Training dogs to be another's eyes
There is nothing unusual about a seeing eye dog leading a blind man. However, a sighted man needing a seeing eye dog gives pause for thought. Why? Within the next few minutes I learned the man was Rev. Benjamin Carlsen, former pastor of the Our Saviour's Lutheran Church in Sebeka and the dog was on a training run.
Actually, Ben said, it was his wife, Pia, who hit on becoming puppy trainers. It was a concrete way to enjoy a dog while they are training it to become the eyes for a blind person.

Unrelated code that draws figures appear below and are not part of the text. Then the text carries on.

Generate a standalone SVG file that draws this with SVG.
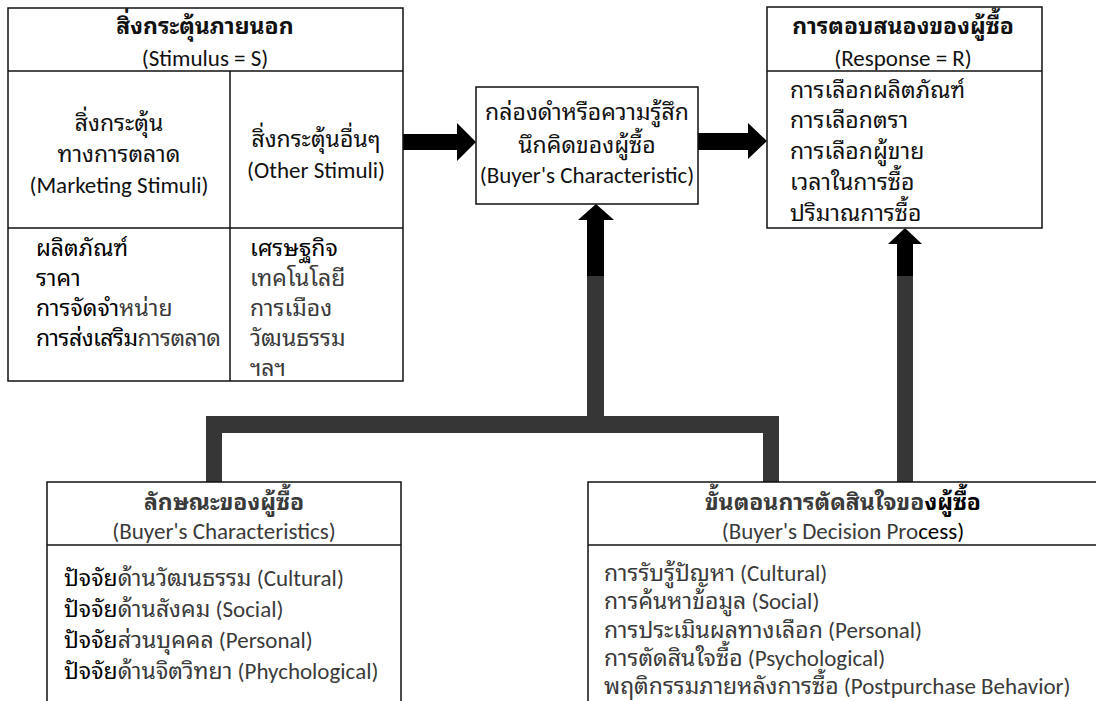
<svg xmlns="http://www.w3.org/2000/svg" width="1096" height="701" viewBox="0 0 1096 701">
<style>
  text { font-family: Carlito, Lato, "Noto Sans Thai Looped", Loma, Garuda, "Noto Sans Thai", "Noto Sans", sans-serif; font-size: 23px; fill: #111; }
  .b { font-weight: bold; }
  .c { text-anchor: middle; }
  .k { fill: #000; }
  .g { fill: #3a3a3a; }
  .box { fill: #fff; stroke: #111; stroke-width: 1.5; }
  .ln { stroke: #111; stroke-width: 1.5; fill: none; }
  .arr { fill: #000; }
  .gr { fill: #363636; }
</style>
<rect width="1096" height="701" fill="#fff"/>

<g id="connectors">
  <polygon class="arr" points="403,134 457,134 457,123 476,142 457,161 457,150 403,150"/>
  <polygon class="arr" points="698,133 748,133 748,123 767,141 748,159 748,150 698,150"/>
  <polygon class="arr" points="596,204 614,220 604,220 604,276 587,276 587,220 578,220"/>
  <polygon class="arr" points="905,228 922,244 913,244 913,276 897,276 897,244 888,244"/>
  <rect class="gr" x="587" y="276" width="17" height="142"/>
  <rect class="gr" x="897" y="276" width="16" height="207"/>
  <path class="gr" d="M206,416 H779 V482 H763 V433 H222 V482 H206 Z"/>
</g>

<g id="stimulus">
  <rect class="box" x="8" y="8" width="395" height="373"/>
  <line class="ln" x1="8" y1="71" x2="403" y2="71"/>
  <line class="ln" x1="230" y1="71" x2="230" y2="381"/>
  <line class="ln" x1="8" y1="228" x2="403" y2="228"/>
  <text class="b c" x="205" y="34">สิ่งกระตุ้นภายนอก</text>
  <text class="c" x="205" y="66">(Stimulus = S)</text>
  <text class="c" x="119" y="131">สิ่งกระตุ้น</text>
  <text class="c" x="119" y="162">ทางการตลาด</text>
  <text class="c" x="119" y="193">(Marketing Stimuli)</text>
  <text class="c" x="316" y="147">สิ่งกระตุ้นอื่นๆ</text>
  <text class="c" x="316" y="178">(Other Stimuli)</text>
  <text class="k" x="36" y="256">ผลิตภัณฑ์</text>
  <text class="k" x="36" y="286">ราคา</text>
  <text x="36" y="316"><tspan class="k">การจัดจำ</tspan><tspan class="g">หน่าย</tspan></text>
  <text x="36" y="346" letter-spacing="-0.5"><tspan class="k">การส่งเสริม</tspan><tspan class="g">การตลาด</tspan></text>
  <text class="k" x="250" y="256">เศรษฐกิจ</text>
  <text class="g" x="250" y="286">เทคโนโลยี</text>
  <text class="g" x="250" y="316">การเมือง</text>
  <text class="g" x="250" y="346">วัฒนธรรม</text>
  <text class="g" x="250" y="376">ฯลฯ</text>
</g>

<g id="blackbox">
  <rect class="box" x="476" y="87" width="222" height="117"/>
  <text class="c" x="587" y="120">กล่องดำหรือความรู้สึก</text>
  <text class="c" x="587" y="153">นึกคิดของผู้ซื้อ</text>
  <text class="c" x="587" y="183">(Buyer's Characteristic)</text>
</g>

<g id="response">
  <rect class="box" x="767" y="7" width="275" height="221"/>
  <line class="ln" x1="767" y1="71" x2="1042" y2="71"/>
  <text class="b c" x="903" y="34">การตอบสนองของผู้ซื้อ</text>
  <text class="c" x="903" y="66">(Response = R)</text>
  <text x="790" y="98">การเลือกผลิตภัณฑ์</text>
  <text x="790" y="128">การเลือกตรา</text>
  <text x="790" y="159">การเลือกผู้ขาย</text>
  <text x="790" y="190">เวลาในการซื้อ</text>
  <text x="790" y="221">ปริมาณการซื้อ</text>
</g>

<g id="buyer-characteristics">
  <rect class="box" x="47" y="482" width="354" height="230"/>
  <line class="ln" x1="47" y1="545" x2="401" y2="545"/>
  <text class="b c g" x="224" y="510">ลักษณะของผู้ซื้อ</text>
  <text class="c g" x="224" y="539">(Buyer's Characteristics)</text>
  <text x="64" y="586"><tspan class="k">ปัจจัย</tspan><tspan class="g">ด้านวัฒนธรรม (Cultural)</tspan></text>
  <text x="64" y="617"><tspan class="k">ปัจจัย</tspan><tspan class="g">ด้านสังคม (Social)</tspan></text>
  <text x="64" y="648"><tspan class="k">ปัจจัย</tspan><tspan class="g">ส่วนบุคคล (Personal)</tspan></text>
  <text x="64" y="679"><tspan class="k">ปัจจัย</tspan><tspan class="g">ด้านจิตวิทยา (Phychological)</tspan></text>
</g>

<g id="decision-process">
  <rect class="box" x="588" y="482" width="520" height="230"/>
  <line class="ln" x1="588" y1="545" x2="1100" y2="545"/>
  <text class="b c" x="843" y="510"><tspan class="g">ขั้นตอนการตัดสินใจขอ</tspan><tspan class="k">งผู้ซื้อ</tspan></text>
  <text class="c" x="843" y="539"><tspan class="g">(Buyer's Decision Pro</tspan><tspan class="k">cess)</tspan></text>
  <text class="g" x="604" y="581">การรับรู้ปัญหา (Cultural)</text>
  <text class="g" x="604" y="609">การค้นหาข้อมูล (Social)</text>
  <text class="g" x="604" y="638">การประเมินผลทางเลือก (Personal)</text>
  <text class="g" x="604" y="666">การตัดสินใจซื้อ (Psychological)</text>
  <text class="g" x="604" y="694">พฤติกรรมภายหลังการซื้อ (Postpurchase Behavior)</text>
</g>
</svg>
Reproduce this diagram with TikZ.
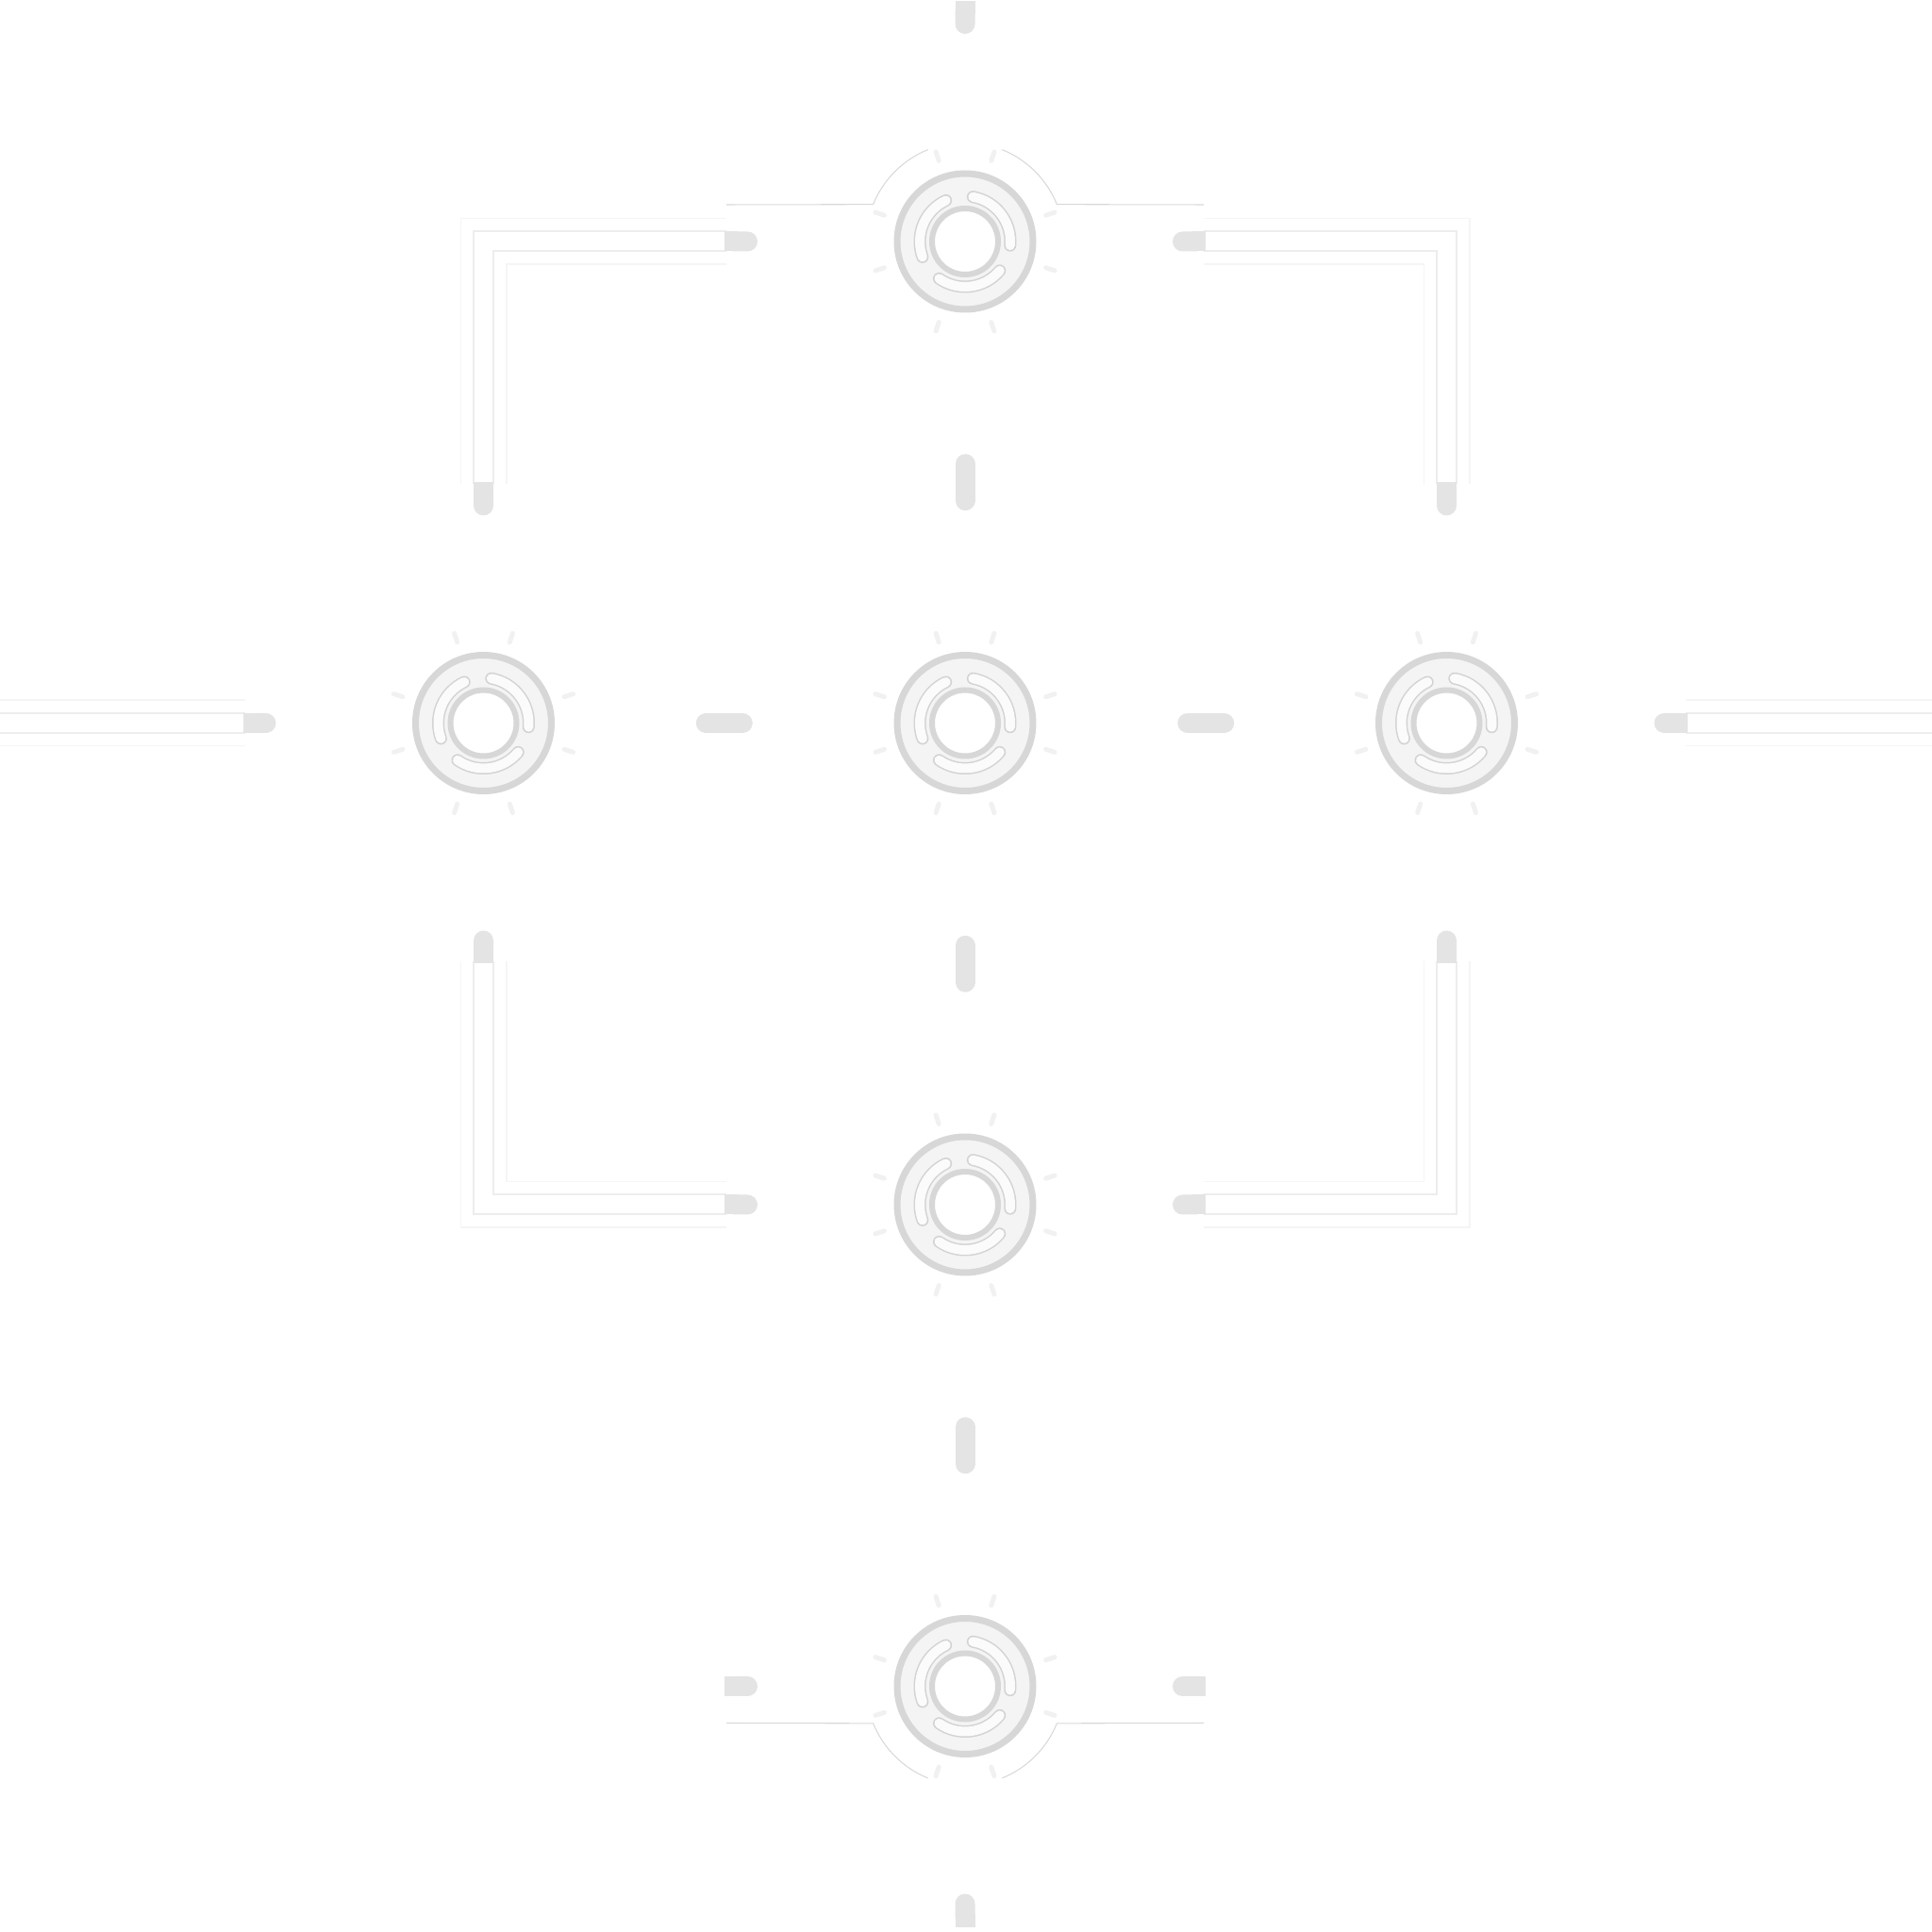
\documentclass[tikz,border=0pt]{standalone}
\usepackage{tikz}
\usetikzlibrary{arrows.meta,positioning,calc}
\definecolor{rimgray}  {HTML}{D7D7D7}
\definecolor{facegray} {HTML}{F4F4F4}
\definecolor{slotgray} {HTML}{D3D3D3}
\definecolor{slotface} {HTML}{FBFBFB}
\definecolor{pillgray} {HTML}{E4E4E4}
\definecolor{pipeedge} {HTML}{EDEDED}
\definecolor{pipehalo} {HTML}{F5F5F5}
\definecolor{hairgray} {HTML}{D8D8D8}
\definecolor{tickgray} {HTML}{F1F1F1}

\tikzset{
  ring/.style={circle, draw=rimgray, fill=facegray, line width=0.07cm,
    minimum size=1.44cm, inner sep=0pt,
    path picture={
      \coordinate (c) at (path picture bounding box.center);
      \foreach \a in {-5,115,235}
        {\draw[slotgray, line width=0.13cm, line cap=round]
           ($(c)+(\a:0.48)$) arc[start angle=\a, delta angle=85, radius=0.48];
         \draw[slotface, line width=0.1cm, line cap=round]
           ($(c)+(\a:0.48)$) arc[start angle=\a, delta angle=85, radius=0.48];}
      \draw[rimgray, fill=white, line width=0.06cm] (c) circle (0.35);
    }},
  pill/.style={draw=pillgray, line width=0.21cm, line cap=round},
  halfpill/.style={draw=pillgray, line width=0.21cm, line cap=butt, -{Round Cap[]}},
  pipe/.style={draw=pipeedge, line width=0.02cm, double=white,
    double distance=0.19cm, line join=miter,
    preaction={draw=pipehalo, line width=0.5cm, line join=miter},
    preaction={draw=white, line width=0.47cm, line join=miter}},
  hair/.style={draw=hairgray, line width=0.3pt},
  tick/.style={draw=tickgray, line width=0.05cm, line cap=round},
}

\begin{document}
\begin{tikzpicture}
  \useasboundingbox (0,0) rectangle (20.48,20.48);

  % free ends at the page border
  \coordinate (west) at (0,12.815);
  \coordinate (east) at (20.48,12.815);

  % pipes
  \path (10.23,17.92) coordinate (ptop) (5.125,12.815) coordinate (pleft)
        (15.335,12.815) coordinate (pright) (10.23,7.71) coordinate (plow);
  \draw[pipe] ($(ptop)+(-2.53,0)$) -| ($(pleft)+(0,2.53)$);
  \draw[pipe] ($(ptop)+(2.53,0)$) -| ($(pright)+(0,2.53)$);
  \draw[pipe] ($(pleft)+(0,-2.53)$) |- ($(plow)+(-2.53,0)$);
  \draw[pipe] ($(pright)+(0,-2.53)$) |- ($(plow)+(2.53,0)$);
  \draw[pipe] (west) -- ($(pleft)+(-2.53,0)$);
  \draw[pipe] ($(pright)+(2.53,0)$) -- (east);

  % nodes
  \foreach \n/\x/\y in {top/10.23/17.92, left/5.125/12.815, mid/10.23/12.815,
                        right/15.335/12.815, low/10.23/7.71, bot/10.23/2.605}
    {\foreach \a in {18,72,108,162,198,252,288,342}
       {\draw[tick] ($(\x,\y)+(\a:0.9)$) -- ($(\x,\y)+(\a:1.0)$);}
     \node[ring] (\n) at (\x,\y) {};}

  % pills between nodes
  \draw[pill] ($(top)!0.5!(mid)+(0,0.195)$) -- ($(top)!0.5!(mid)+(0,-0.195)$);
  \draw[pill] ($(mid)!0.5!(low)+(0,0.195)$) -- ($(mid)!0.5!(low)+(0,-0.195)$);
  \draw[pill] ($(low)!0.5!(bot)+(0,0.195)$) -- ($(low)!0.5!(bot)+(0,-0.195)$);
  \draw[pill] ($(left)!0.5!(mid)+(-0.195,0)$) -- ($(left)!0.5!(mid)+(0.195,0)$);
  \draw[pill] ($(mid)!0.5!(right)+(-0.195,0)$) -- ($(mid)!0.5!(right)+(0.195,0)$);

  % half pills
  \foreach \n/\dx/\dy in {top/-1/0, top/1/0, top/0/1, left/0/1, left/0/-1,
                          left/-1/0, right/0/1, right/0/-1, right/1/0,
                          low/-1/0, low/1/0, bot/-1/0, bot/1/0, bot/0/-1}
    {\draw[halfpill] ($(\n)+(2.55*\dx,2.55*\dy)$) -- ($(\n)+(2.2*\dx,2.2*\dy)$);}

  % hairlines round the top and bottom node
  \draw[hair] ($(top)+(-2.53,0.39)$) -- ($(top)+(158:1.05)$)
              arc[start angle=158, end angle=112, radius=1.05];
  \draw[hair] ($(top)+(2.53,0.39)$) -- ($(top)+(22:1.05)$)
              arc[start angle=22, end angle=68, radius=1.05];
  \draw[hair] ($(bot)+(-2.53,-0.39)$) -- ($(bot)+(202:1.05)$)
              arc[start angle=202, end angle=248, radius=1.05];
  \draw[hair] ($(bot)+(2.53,-0.39)$) -- ($(bot)+(338:1.05)$)
              arc[start angle=338, end angle=292, radius=1.05];
\end{tikzpicture}
\end{document}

A family who passes muster to become puppy raisers knows that while there is no cost to getting the dog, they agree to provide everything necessary for the dog the year they have it. They must be prepared to attend meetings with other puppy raisers to talk over problems and see how they measure up.
Aside from maintenance, it includes all doctor bills that may be incurred and a comfortable living space with the family. By the end of the first year the puppy should know several things, like learning to lead, have no aggression, and social relations.
Dogs come from several breeds: Labrador, Golden Retriever and German Shepherd. They are put in a puppy raiser's home at 7 weeks. Personality traits looked for include not shy about cars or strangers, and a responsible work ethic. Training starts on day one.
Carlsens are expected to attend monthly meetings with other raisers' families and their dogs, as well as teaching the dog the things it must be expected to know by the end of the first year. Having plenty of treats on hand is a must and great incentive.
In the Leader Dogs For The Blind program, dogs are typically ready to be working by 18 months of age. Dogs that fail the program are either re-careered or adopted into homes.
A seeing eye dog in Wadena belongs to Ryan Andrews. His Golden Retriever, Levi, has been with him 9 years. He is mortally afraid in a smoke filled room and tries to drag Ryan away from it. Only after his harness comes off at the end of a day does Levi become a normal dog. Since aggression has been trained out of him, he is not a guard dog.
It was more than 80 years ago, in 1929 during Herbert Hoover's reign as president, that the first Seeing Eye Program came on board. Hawaii has 800 groups.
The year that was allotted for Ben and Pia to turn Zelda, a wiggly puppy, into a handsome working dog is up and they are looking forward to their next pupil. They can be proud of the valuable animal, groomed to make someone like Ryan's night into day, that they will be turning in for the next step in the four-month seeing eye dog program. Making friends with other raisers is a byproduct of an already fulfilling endeavor.
Ben and Pia have become accomplished trainers. They have managed to turn time spent with their dog into a project that can make life worth the living for an unsighted person somewhere.